December 22, 2024

As Gulf Tourism Rebounds, BP Seeks to Lower Payments

The numbers tell a similar story, with many tourism-related businesses having their best summer in years.

BP felt obliged to note this officially. Last Friday, in a court filing that included a detailed list of indicators of “the strength of the gulf economy,” BP argued that “there is no basis to assume that claimants, with very limited exceptions, will incur a future loss related to the spill.”

The response here: Hold on, it’s not that good.

Since the spill last year, messages from the coast have been somewhat mixed, with some businesses arguing that it is continuing to hurt the coast and that more assistance is needed, and others, often led by tourism officials, emphasizing the positive to entice visitors and consumers.

This is not necessarily contradictory, as the effects of the spill were infuriatingly uneven, and a business does not have to be empty to be hurting. But the summer of 2011, a strong one by a variety of measures, has made this balance harder to strike.

BP has long taken issue with the formula created by Kenneth R. Feinberg, who oversees the Gulf Coast Claims Facility, which is dispensing BP’s $20 billion compensation fund. Under the formula, settlements would generally be double the demonstrable losses from 2010, with money previously paid by the fund subtracted.

BP has been arguing that this “future factor” is too generous. That argument is revisited in its 29-page filing, pointing out the strong revenue figures for lodging in coastal tourism areas in the fall and spring, most surpassing figures from comparable times in 2009 and early 2010.

BP makes the same argument in regard to the strong performance of much of the seafood industry, though the filing devotes less attention to it — possibly because unresolved questions about the long-term ecological effects of the spill, as well as a lingering nationwide skepticism about gulf seafood, have made its recovery more debatable.

Tourism, on the other hand, seems rather straightforward.

Taxable lodging revenues from rentals in Gulf Shores and its neighboring resort town, Orange Beach, fell by more than half last summer.

After months of aggressive marketing, largely paid for with the tens of millions of dollars that BP sent to states for that very purpose, tourism officials are now boasting of record, or near-record, numbers: going in to the Fourth of July weekend, tourism officials here reported vacation rental occupancy rates that hovered near 100 percent, all above — and some far above — rates at comparable times in 2009.

These figures would seem to bear out BP’s assertion that the recovery has firmly set in, to the chagrin of some coastal residents.
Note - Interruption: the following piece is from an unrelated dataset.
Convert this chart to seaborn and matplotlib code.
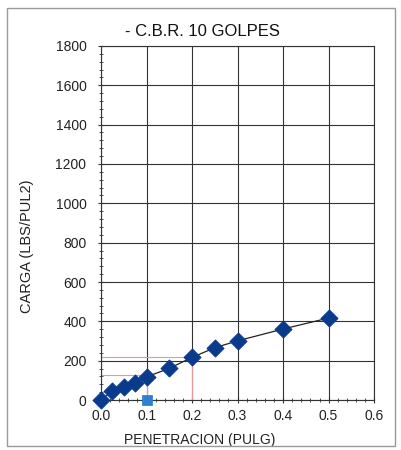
import matplotlib
matplotlib.use("Agg")
import matplotlib.pyplot as plt
import seaborn as sns
import pandas as pd
from matplotlib.ticker import MultipleLocator
from matplotlib.patches import Rectangle

sns.set_style("white", {"xtick.bottom": True, "ytick.left": True})
plt.rcParams['font.family'] = ['Liberation Sans', 'DejaVu Sans']

penetracion = [0.0, 0.025, 0.05, 0.075, 0.1, 0.15, 0.2, 0.25, 0.3, 0.4, 0.5]
carga = [0, 47, 65, 85, 118, 161, 217, 266, 301, 361, 417]
ref_x = [0.1, 0.2]
ref_y = [127, 218]
marker_x = [0.1]
marker_y = [0]

df = pd.DataFrame({"PENETRACION": penetracion, "CARGA": carga})

fig = plt.figure(figsize=(4.01, 4.5), dpi=100)
fig.patches.append(Rectangle((0.017, 0.008), 0.968, 0.975, transform=fig.transFigure,
                             fill=False, edgecolor="#999999", linewidth=1.0))
ax = fig.add_axes([0.252, 0.111, 0.681, 0.787])

# reference red lines
for rx, ry in zip(ref_x, ref_y):
    ax.plot([0, rx], [ry, ry], color="#e59a9a", linewidth=0.8, zorder=1)
    ax.plot([rx, rx], [0, ry], color="#e59a9a", linewidth=0.8, zorder=1)

sns.lineplot(data=df, x="PENETRACION", y="CARGA", ax=ax, color="#222222",
             linewidth=0.9, zorder=3)
sns.scatterplot(data=df, x="PENETRACION", y="CARGA", ax=ax, marker="D", s=75,
                color="#0a3a8c", edgecolor="#0a3a8c", zorder=4, clip_on=False)
sns.scatterplot(x=marker_x, y=marker_y, ax=ax, marker="s", s=45,
                color="#2f7fd0", edgecolor="#2f7fd0", zorder=4, clip_on=False)

ax.set_xlim(0, 0.6)
ax.set_ylim(0, 1800)
ax.xaxis.set_major_locator(MultipleLocator(0.1))
ax.xaxis.set_minor_locator(MultipleLocator(0.02))
ax.yaxis.set_major_locator(MultipleLocator(200))
ax.yaxis.set_minor_locator(MultipleLocator(40))
ax.set_xticklabels([f"{v:.1f}" for v in ax.get_xticks()])
ax.grid(True, which="major", color="#333333", linewidth=0.8)
ax.set_axisbelow(True)
for s in ax.spines.values():
    s.set_color("#333333")
    s.set_linewidth(0.8)
ax.tick_params(axis="both", which="both", direction="inout", colors="#333333",
               labelcolor="#222222", labelsize=10)
ax.tick_params(axis="y", which="major", length=5, pad=8)
ax.tick_params(axis="x", which="major", length=5, pad=4)
ax.tick_params(which="minor", length=3)

fig.text(0.504, 0.931, "- C.B.R. 10 GOLPES", fontsize=12, color="#111111",
         ha="center", va="center")
ax.set_xlabel("PENETRACION (PULG)", fontsize=10, color="#222222")
ax.xaxis.set_label_coords(0.363, -0.113)
ax.xaxis.label.set_va("center")
ax.set_ylabel("CARGA (LBS/PUL2)", fontsize=10.5, color="#222222")
ax.yaxis.set_label_coords(-0.271, 0.435)
ax.yaxis.label.set_va("center")

fig.savefig("out.png", dpi=100)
“Our state and local leaders have been so quick to declare that the beaches, seafood and Gulf Coast are doing fine that we may have screwed up the chances of the remaining outstanding BP oil spill claims to be paid,” Rick Outzen, publisher of the Independent News, an alternative weekly in Pensacola, Fla., wrote on his blog. Business owners here acknowledge that it has been for the most part a good summer. But they are quick to add that the effects of the spill are more complicated than they may appear.

The tourism business is a lot like farming; it is seasonal and involves managing a financial cycle between fat and lean seasons.

Up to 90 percent of the income for many Gulf Shores businesses is made during June, July and August; by winter that money is largely gone and businesses usually take out lines of credit to prepare for summer.

This was the case going into the summer of 2010, which was itself projected to be something of a recovery year after 2009, a down season of recession and high gas prices.

But in 2010, there was no summer. Hotels sat empty or filled rooms only by offering steep discounts. Smaller businesses like beach chair rentals went under; charter boat operators barely hung on. The whole spend-save-borrow cycle was thrown off.

“What happened last winter was a lot of lenders stopped the line of credit because they didn’t know the impact of what the spill was going to be,” said Sheila Hodges, owner of a real estate firm in Gulf Shores. “We barely survived the winter. Some didn’t survive the winter.”